- _Requirements_: Return only the stretch of the material below that begins with the line containing "Rebuild this chart" and ends with the line containing "y_ticks = [-8, -6, -4, -2, 0, 2, 4, 6, 8]", exactly; both of those lines belong to it.
--- BEGIN ---
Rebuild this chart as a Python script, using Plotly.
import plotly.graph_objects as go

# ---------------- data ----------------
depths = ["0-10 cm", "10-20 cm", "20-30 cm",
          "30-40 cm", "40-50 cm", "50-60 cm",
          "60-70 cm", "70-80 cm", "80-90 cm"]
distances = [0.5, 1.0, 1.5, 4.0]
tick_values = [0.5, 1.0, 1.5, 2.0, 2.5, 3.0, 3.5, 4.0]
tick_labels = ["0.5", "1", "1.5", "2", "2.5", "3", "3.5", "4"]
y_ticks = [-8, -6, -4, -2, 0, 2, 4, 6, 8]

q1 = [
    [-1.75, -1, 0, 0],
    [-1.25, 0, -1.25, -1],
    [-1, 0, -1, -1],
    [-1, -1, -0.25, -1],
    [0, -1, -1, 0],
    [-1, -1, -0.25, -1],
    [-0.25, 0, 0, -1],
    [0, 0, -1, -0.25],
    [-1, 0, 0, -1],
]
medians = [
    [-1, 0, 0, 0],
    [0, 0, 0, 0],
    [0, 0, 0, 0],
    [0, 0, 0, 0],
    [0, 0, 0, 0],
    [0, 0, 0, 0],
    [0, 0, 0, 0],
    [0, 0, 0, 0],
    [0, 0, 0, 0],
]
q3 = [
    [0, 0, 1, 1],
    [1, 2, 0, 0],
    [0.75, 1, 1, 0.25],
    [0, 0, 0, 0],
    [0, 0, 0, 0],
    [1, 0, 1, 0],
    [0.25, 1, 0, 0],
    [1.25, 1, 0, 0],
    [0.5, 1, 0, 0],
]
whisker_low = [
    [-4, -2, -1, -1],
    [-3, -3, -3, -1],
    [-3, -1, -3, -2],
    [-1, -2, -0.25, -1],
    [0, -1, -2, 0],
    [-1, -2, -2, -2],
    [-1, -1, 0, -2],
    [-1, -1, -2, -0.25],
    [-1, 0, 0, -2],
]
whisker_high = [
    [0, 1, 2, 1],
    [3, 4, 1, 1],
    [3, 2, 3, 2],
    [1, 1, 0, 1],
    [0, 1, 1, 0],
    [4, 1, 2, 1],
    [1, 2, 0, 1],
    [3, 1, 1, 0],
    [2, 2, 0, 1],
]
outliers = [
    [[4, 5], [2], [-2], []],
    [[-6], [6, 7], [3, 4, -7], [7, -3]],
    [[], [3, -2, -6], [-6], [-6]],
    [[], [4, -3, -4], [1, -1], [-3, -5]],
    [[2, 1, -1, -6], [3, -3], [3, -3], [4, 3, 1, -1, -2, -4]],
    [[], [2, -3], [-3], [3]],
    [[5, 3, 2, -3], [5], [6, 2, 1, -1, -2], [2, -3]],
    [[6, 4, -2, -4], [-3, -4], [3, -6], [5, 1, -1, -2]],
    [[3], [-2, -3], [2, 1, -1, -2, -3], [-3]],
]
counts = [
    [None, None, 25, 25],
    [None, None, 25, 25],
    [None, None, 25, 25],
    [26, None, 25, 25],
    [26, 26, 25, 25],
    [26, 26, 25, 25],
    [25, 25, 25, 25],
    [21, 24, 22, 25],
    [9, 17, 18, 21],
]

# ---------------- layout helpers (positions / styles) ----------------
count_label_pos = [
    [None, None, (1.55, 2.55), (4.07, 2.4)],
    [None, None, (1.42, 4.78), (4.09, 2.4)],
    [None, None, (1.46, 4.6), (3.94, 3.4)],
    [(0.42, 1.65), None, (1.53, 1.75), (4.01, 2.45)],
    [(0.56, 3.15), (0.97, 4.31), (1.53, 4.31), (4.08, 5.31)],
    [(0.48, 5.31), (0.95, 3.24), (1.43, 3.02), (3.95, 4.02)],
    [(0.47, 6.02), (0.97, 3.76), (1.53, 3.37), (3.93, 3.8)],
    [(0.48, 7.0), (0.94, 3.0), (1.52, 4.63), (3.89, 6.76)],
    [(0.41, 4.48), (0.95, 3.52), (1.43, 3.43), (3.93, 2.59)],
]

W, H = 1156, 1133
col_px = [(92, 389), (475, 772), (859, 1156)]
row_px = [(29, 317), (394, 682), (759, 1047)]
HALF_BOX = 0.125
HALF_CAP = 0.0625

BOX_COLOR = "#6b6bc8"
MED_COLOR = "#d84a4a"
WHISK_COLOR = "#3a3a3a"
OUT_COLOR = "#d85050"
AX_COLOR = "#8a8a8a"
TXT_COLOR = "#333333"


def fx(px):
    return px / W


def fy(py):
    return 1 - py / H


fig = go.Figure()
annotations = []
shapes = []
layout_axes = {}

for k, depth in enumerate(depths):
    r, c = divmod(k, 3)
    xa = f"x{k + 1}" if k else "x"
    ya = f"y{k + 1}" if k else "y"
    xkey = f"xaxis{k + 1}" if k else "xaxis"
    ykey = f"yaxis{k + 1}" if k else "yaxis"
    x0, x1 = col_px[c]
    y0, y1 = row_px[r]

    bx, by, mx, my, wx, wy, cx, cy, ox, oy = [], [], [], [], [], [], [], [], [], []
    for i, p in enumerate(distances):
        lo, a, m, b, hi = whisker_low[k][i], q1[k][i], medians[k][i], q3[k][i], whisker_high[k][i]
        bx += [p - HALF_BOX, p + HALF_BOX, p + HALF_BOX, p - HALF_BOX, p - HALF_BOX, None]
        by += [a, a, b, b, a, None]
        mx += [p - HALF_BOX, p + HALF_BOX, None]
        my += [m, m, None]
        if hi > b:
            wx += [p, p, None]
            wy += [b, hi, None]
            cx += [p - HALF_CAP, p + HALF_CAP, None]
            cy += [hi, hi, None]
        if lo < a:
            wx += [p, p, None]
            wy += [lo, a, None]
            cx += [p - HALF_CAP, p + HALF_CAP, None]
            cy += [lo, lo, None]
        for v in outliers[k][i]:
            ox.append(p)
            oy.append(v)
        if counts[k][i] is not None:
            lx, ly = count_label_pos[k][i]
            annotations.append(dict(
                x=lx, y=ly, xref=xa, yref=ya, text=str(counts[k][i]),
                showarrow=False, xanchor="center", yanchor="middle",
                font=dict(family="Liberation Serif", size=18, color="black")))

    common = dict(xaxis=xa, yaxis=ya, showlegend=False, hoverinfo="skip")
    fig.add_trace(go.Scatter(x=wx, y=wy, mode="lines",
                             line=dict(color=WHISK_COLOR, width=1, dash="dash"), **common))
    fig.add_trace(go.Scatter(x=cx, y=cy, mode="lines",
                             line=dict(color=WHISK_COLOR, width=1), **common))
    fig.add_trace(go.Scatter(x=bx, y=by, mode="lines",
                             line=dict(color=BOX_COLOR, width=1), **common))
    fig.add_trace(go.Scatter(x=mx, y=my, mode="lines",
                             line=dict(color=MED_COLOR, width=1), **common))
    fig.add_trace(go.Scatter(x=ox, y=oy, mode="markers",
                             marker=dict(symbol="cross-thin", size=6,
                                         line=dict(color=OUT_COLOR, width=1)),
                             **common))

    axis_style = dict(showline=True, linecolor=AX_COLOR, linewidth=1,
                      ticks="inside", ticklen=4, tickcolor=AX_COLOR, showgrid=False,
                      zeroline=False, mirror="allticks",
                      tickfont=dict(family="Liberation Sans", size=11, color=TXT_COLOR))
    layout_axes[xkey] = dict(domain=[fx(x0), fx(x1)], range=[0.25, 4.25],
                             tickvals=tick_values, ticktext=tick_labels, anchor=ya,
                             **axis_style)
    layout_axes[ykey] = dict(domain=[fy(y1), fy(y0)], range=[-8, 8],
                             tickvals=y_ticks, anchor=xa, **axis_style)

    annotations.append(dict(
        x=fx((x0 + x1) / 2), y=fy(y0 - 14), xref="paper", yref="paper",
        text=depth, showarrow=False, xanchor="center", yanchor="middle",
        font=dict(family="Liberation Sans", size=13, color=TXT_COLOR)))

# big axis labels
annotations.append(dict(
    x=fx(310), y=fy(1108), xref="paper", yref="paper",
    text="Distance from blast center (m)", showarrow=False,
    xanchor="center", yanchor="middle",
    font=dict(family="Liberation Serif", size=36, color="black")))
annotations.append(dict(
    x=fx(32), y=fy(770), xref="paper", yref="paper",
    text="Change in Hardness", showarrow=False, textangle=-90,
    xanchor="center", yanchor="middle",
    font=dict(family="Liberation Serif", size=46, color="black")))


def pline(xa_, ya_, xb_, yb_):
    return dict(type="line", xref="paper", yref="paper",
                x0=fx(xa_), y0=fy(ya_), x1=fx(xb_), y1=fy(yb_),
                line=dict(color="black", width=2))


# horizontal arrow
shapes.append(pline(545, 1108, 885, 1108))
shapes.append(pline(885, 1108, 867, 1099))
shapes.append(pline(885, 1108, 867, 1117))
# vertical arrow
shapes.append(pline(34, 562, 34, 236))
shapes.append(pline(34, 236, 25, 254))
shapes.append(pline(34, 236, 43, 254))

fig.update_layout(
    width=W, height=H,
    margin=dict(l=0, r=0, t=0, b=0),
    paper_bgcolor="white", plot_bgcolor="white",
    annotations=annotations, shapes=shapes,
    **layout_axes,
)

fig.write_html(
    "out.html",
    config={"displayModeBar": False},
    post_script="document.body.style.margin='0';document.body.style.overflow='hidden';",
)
--- END ---
--- BEGIN ---
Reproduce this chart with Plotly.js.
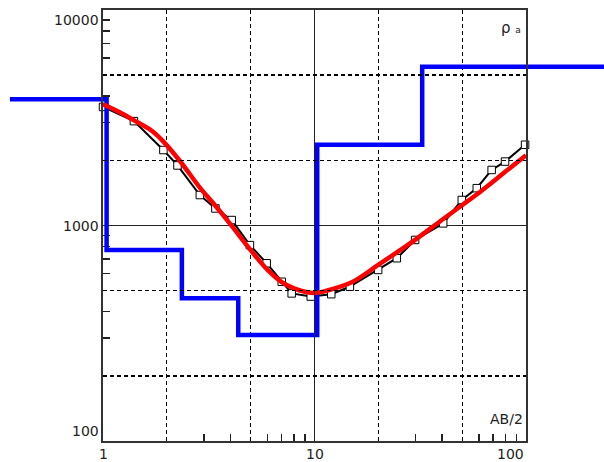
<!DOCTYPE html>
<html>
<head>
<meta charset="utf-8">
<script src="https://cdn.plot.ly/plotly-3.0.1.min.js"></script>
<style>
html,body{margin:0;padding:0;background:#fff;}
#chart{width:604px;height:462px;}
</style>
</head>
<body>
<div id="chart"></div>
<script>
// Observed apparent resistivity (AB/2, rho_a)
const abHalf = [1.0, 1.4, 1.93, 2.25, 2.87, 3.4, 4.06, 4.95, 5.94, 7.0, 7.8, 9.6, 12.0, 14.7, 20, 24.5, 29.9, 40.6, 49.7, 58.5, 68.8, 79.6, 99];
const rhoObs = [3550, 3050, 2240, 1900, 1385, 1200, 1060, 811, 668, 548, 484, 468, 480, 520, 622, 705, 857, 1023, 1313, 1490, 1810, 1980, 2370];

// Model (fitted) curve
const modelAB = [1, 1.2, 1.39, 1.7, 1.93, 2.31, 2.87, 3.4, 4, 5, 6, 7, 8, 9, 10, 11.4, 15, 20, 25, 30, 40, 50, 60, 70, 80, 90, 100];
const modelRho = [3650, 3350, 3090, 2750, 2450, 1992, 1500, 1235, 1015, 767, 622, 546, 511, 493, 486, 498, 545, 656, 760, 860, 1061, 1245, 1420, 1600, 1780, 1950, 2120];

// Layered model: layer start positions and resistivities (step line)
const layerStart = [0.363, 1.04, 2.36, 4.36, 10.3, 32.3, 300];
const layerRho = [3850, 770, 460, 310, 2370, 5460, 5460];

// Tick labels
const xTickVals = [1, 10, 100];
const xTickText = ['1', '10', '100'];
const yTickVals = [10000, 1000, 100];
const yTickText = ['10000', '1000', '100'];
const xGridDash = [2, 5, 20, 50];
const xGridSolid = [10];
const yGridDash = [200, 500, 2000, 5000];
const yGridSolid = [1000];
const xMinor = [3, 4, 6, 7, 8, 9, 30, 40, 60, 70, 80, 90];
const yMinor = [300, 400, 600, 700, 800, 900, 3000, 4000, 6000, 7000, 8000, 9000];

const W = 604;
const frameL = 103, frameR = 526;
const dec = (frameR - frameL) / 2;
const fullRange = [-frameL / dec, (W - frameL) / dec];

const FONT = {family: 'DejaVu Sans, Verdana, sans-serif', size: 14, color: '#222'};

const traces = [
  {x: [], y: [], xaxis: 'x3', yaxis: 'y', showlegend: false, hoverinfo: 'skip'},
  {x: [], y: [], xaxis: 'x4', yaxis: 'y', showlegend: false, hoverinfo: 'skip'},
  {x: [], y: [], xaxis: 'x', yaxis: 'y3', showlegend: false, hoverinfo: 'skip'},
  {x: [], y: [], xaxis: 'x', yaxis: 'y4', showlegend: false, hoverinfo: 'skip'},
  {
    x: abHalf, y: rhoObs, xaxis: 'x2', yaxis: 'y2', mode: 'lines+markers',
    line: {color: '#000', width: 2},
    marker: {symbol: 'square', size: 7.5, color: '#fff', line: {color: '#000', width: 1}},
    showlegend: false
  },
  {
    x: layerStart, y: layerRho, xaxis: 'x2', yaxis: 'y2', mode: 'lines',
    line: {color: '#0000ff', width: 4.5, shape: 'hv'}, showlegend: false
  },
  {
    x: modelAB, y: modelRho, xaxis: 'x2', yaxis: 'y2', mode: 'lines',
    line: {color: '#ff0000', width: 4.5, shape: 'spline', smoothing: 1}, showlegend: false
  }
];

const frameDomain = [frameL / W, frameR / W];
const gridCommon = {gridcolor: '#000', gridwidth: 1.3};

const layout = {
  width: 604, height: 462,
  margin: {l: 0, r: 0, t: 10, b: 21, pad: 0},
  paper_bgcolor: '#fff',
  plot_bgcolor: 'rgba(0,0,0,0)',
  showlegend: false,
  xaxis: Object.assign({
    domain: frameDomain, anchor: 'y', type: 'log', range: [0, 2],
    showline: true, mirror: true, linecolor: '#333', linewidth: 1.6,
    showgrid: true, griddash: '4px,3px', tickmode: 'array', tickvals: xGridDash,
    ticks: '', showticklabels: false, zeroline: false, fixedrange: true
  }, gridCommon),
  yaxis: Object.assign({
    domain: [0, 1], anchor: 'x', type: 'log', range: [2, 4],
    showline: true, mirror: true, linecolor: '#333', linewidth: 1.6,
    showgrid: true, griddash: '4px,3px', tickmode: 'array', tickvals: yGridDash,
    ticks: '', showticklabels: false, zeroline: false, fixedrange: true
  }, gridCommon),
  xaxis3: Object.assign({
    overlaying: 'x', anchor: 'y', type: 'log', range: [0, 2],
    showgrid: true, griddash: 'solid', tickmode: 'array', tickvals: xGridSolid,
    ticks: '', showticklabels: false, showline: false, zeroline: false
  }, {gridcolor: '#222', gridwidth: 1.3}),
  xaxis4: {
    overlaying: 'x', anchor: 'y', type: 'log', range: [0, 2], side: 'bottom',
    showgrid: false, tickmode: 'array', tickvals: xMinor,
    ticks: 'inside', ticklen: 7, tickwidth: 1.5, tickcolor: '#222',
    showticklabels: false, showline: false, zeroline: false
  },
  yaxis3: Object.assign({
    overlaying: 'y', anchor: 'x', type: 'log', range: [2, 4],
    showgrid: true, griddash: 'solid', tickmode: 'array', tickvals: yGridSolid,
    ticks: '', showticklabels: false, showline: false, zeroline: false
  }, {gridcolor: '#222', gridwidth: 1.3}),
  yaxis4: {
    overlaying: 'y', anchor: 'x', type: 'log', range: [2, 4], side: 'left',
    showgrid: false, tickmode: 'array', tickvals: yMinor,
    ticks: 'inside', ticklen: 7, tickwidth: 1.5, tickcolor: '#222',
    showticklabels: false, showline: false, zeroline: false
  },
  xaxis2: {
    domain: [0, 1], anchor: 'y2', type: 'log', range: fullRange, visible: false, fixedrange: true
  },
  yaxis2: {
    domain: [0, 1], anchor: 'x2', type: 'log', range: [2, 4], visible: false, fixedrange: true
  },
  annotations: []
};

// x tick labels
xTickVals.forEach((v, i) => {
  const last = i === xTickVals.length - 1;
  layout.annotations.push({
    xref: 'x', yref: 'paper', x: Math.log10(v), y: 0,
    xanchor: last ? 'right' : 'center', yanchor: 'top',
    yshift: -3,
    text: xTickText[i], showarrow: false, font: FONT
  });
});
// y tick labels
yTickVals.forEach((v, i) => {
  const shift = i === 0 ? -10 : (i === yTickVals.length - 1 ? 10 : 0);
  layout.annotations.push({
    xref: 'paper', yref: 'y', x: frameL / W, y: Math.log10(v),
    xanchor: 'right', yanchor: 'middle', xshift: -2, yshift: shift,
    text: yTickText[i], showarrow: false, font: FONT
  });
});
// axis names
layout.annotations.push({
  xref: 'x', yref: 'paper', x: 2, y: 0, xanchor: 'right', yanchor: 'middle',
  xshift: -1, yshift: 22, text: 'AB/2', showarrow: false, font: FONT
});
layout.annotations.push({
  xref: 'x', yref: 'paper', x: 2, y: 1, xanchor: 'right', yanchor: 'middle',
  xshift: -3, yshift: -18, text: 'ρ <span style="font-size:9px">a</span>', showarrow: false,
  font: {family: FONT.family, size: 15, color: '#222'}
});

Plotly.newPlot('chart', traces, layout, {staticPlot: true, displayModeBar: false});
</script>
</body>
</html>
--- END ---
- _Full solution_:
Rebuild this chart as a Python script, using Plotly.
import plotly.graph_objects as go

# ---------------- data ----------------
depths = ["0-10 cm", "10-20 cm", "20-30 cm",
          "30-40 cm", "40-50 cm", "50-60 cm",
          "60-70 cm", "70-80 cm", "80-90 cm"]
distances = [0.5, 1.0, 1.5, 4.0]
tick_values = [0.5, 1.0, 1.5, 2.0, 2.5, 3.0, 3.5, 4.0]
tick_labels = ["0.5", "1", "1.5", "2", "2.5", "3", "3.5", "4"]
y_ticks = [-8, -6, -4, -2, 0, 2, 4, 6, 8]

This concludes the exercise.